*** RECORDED DATA
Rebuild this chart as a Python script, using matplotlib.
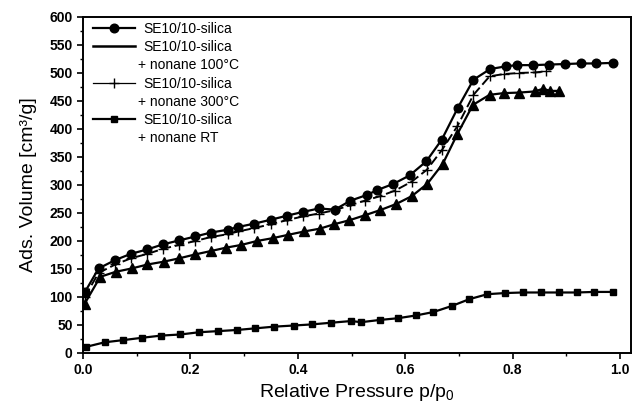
"""
N2 adsorption isotherms of SE10/10-silica before and after nonane loading.
Writes out.png
"""
import matplotlib
matplotlib.use("Agg")
import matplotlib.pyplot as plt
from matplotlib.lines import Line2D
from matplotlib.ticker import MultipleLocator

# values
P_PURE = [0.003, 0.029, 0.060, 0.089, 0.120, 0.149, 0.179, 0.209, 0.238, 0.269,
          0.289, 0.319, 0.350, 0.379, 0.410, 0.439, 0.469, 0.498, 0.528, 0.548,
          0.578, 0.608, 0.639, 0.668, 0.698, 0.727, 0.758, 0.788, 0.808, 0.837,
          0.867, 0.898, 0.927, 0.956, 0.986]
V_PURE = [108, 151, 166, 177, 185, 194, 201, 208, 215, 220,
          225, 231, 238, 245, 252, 258, 256, 272, 282, 291,
          302, 317, 342, 381, 438, 488, 507, 512, 514, 514,
          515, 516, 517, 517, 518]

P_300 = [0.003, 0.029, 0.060, 0.089, 0.120, 0.149, 0.179, 0.209, 0.238, 0.269,
         0.289, 0.319, 0.350, 0.379, 0.410, 0.439, 0.469, 0.498, 0.525, 0.553,
         0.581, 0.612, 0.640, 0.668, 0.697, 0.727, 0.757, 0.783, 0.812, 0.842,
         0.862]
V_300 = [100, 143, 158, 169, 177, 186, 193, 200, 207, 212,
         217, 223, 230, 237, 244, 249, 255, 264, 272, 280,
         290, 306, 327, 362, 405, 461, 494, 498, 500, 501,
         503]

P_100 = [0.003, 0.032, 0.061, 0.091, 0.120, 0.150, 0.179, 0.209, 0.238, 0.266,
         0.295, 0.324, 0.353, 0.382, 0.412, 0.441, 0.468, 0.496, 0.525, 0.553,
         0.583, 0.612, 0.641, 0.670, 0.697, 0.726, 0.757, 0.783, 0.812, 0.841,
         0.857, 0.869, 0.887]
V_100 = [88, 136, 145, 151, 158, 163, 169, 176, 182, 188,
         193, 200, 205, 211, 217, 222, 230, 237, 246, 255,
         266, 280, 302, 338, 391, 443, 461, 464, 465, 467,
         472, 468, 468]

P_RT = [0.006, 0.040, 0.075, 0.109, 0.145, 0.181, 0.216, 0.251, 0.286, 0.321,
        0.356, 0.392, 0.426, 0.462, 0.499, 0.518, 0.553, 0.586, 0.620, 0.652,
        0.687, 0.719, 0.753, 0.786, 0.819, 0.852, 0.886, 0.919, 0.952, 0.986]
V_RT = [11, 19, 23, 27, 31, 33, 37, 39, 41, 44,
        47, 49, 51, 54, 57, 55, 59, 62, 67, 73,
        84, 96, 105, 107, 108, 108, 108, 108, 109, 109]

LABEL_MAIN = "SE10/10-silica"
LABEL_SUB = ["+ nonane 100°C", "+ nonane 300°C", "+ nonane RT"]


def main():
    plt.rcParams["font.family"] = ["Liberation Sans", "DejaVu Sans"]
    fig = plt.figure(figsize=(6.34, 4.09), dpi=100)
    ax = fig.add_axes([0.131, 0.137, 0.864, 0.8215])

    ax.plot(P_PURE, V_PURE, "-", color="k", lw=1.6, marker="o", ms=6.2)
    ax.plot(P_300, V_300, "--", color="k", lw=1.4, dashes=(5, 2),
            marker="+", ms=7.5, mew=1.0)
    ax.plot(P_100, V_100, "-", color="k", lw=1.6, marker="^", ms=7)
    ax.plot(P_RT, V_RT, "-", color="k", lw=1.6, marker="s", ms=5)

    ax.set_xlim(0, 1.02)
    ax.set_ylim(0, 600)
    ax.xaxis.set_major_locator(MultipleLocator(0.2))
    ax.xaxis.set_minor_locator(MultipleLocator(0.1))
    ax.yaxis.set_major_locator(MultipleLocator(50))
    ax.yaxis.set_minor_locator(MultipleLocator(25))
    ax.tick_params(which="major", direction="out", length=4, width=1.2,
                   labelsize=10)
    ax.tick_params(which="minor", direction="out", length=2.5, width=1.0)
    for lbl in ax.get_xticklabels() + ax.get_yticklabels():
        lbl.set_fontweight("bold")
    for sp in ax.spines.values():
        sp.set_linewidth(1.4)

    ax.set_xlabel("Relative Pressure p/p$_\\mathregular{0}$", fontsize=14,
                  labelpad=3)
    ax.set_ylabel("Ads. Volume [cm³/g]", fontsize=14, labelpad=9)

    # legend as drawn in the original: handles on the first line of each entry
    blank = Line2D([], [], lw=0)
    handles = [
        Line2D([], [], color="k", lw=1.6, marker="o", ms=6.2),
        Line2D([], [], color="k", lw=1.8),
        blank,
        Line2D([], [], color="k", lw=0.9, marker="+", ms=7.5, mew=1.0),
        blank,
        Line2D([], [], color="k", lw=1.6, marker="s", ms=5),
        blank,
    ]
    labels = [LABEL_MAIN, LABEL_MAIN, LABEL_SUB[0], LABEL_MAIN, LABEL_SUB[1],
              LABEL_MAIN, LABEL_SUB[2]]
    leg = ax.legend(handles, labels, loc="upper left",
                    bbox_to_anchor=(0.018, 0.985), frameon=False, fontsize=10,
                    handlelength=3.0, handletextpad=0.6, labelspacing=0.3,
                    borderpad=0, borderaxespad=0)
    for t, lab in zip(leg.get_texts(), labels):
        if lab.startswith("+"):
            t.set_position((-5, 0))

    fig.savefig("out.png", dpi=100)
    plt.close(fig)


if __name__ == "__main__":
    main()
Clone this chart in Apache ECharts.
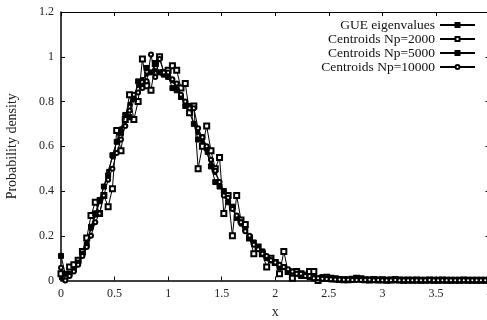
******
Only the lines from the start of the records to the line with "515, 516, 517, 517, 518]" belong in the copy. Print them exactly, minus pictures.

ANSWER TO THE EXERCISE:
Rebuild this chart as a Python script, using matplotlib.
"""
N2 adsorption isotherms of SE10/10-silica before and after nonane loading.
Writes out.png
"""
import matplotlib
matplotlib.use("Agg")
import matplotlib.pyplot as plt
from matplotlib.lines import Line2D
from matplotlib.ticker import MultipleLocator

# values
P_PURE = [0.003, 0.029, 0.060, 0.089, 0.120, 0.149, 0.179, 0.209, 0.238, 0.269,
          0.289, 0.319, 0.350, 0.379, 0.410, 0.439, 0.469, 0.498, 0.528, 0.548,
          0.578, 0.608, 0.639, 0.668, 0.698, 0.727, 0.758, 0.788, 0.808, 0.837,
          0.867, 0.898, 0.927, 0.956, 0.986]
V_PURE = [108, 151, 166, 177, 185, 194, 201, 208, 215, 220,
          225, 231, 238, 245, 252, 258, 256, 272, 282, 291,
          302, 317, 342, 381, 438, 488, 507, 512, 514, 514,
          515, 516, 517, 517, 518]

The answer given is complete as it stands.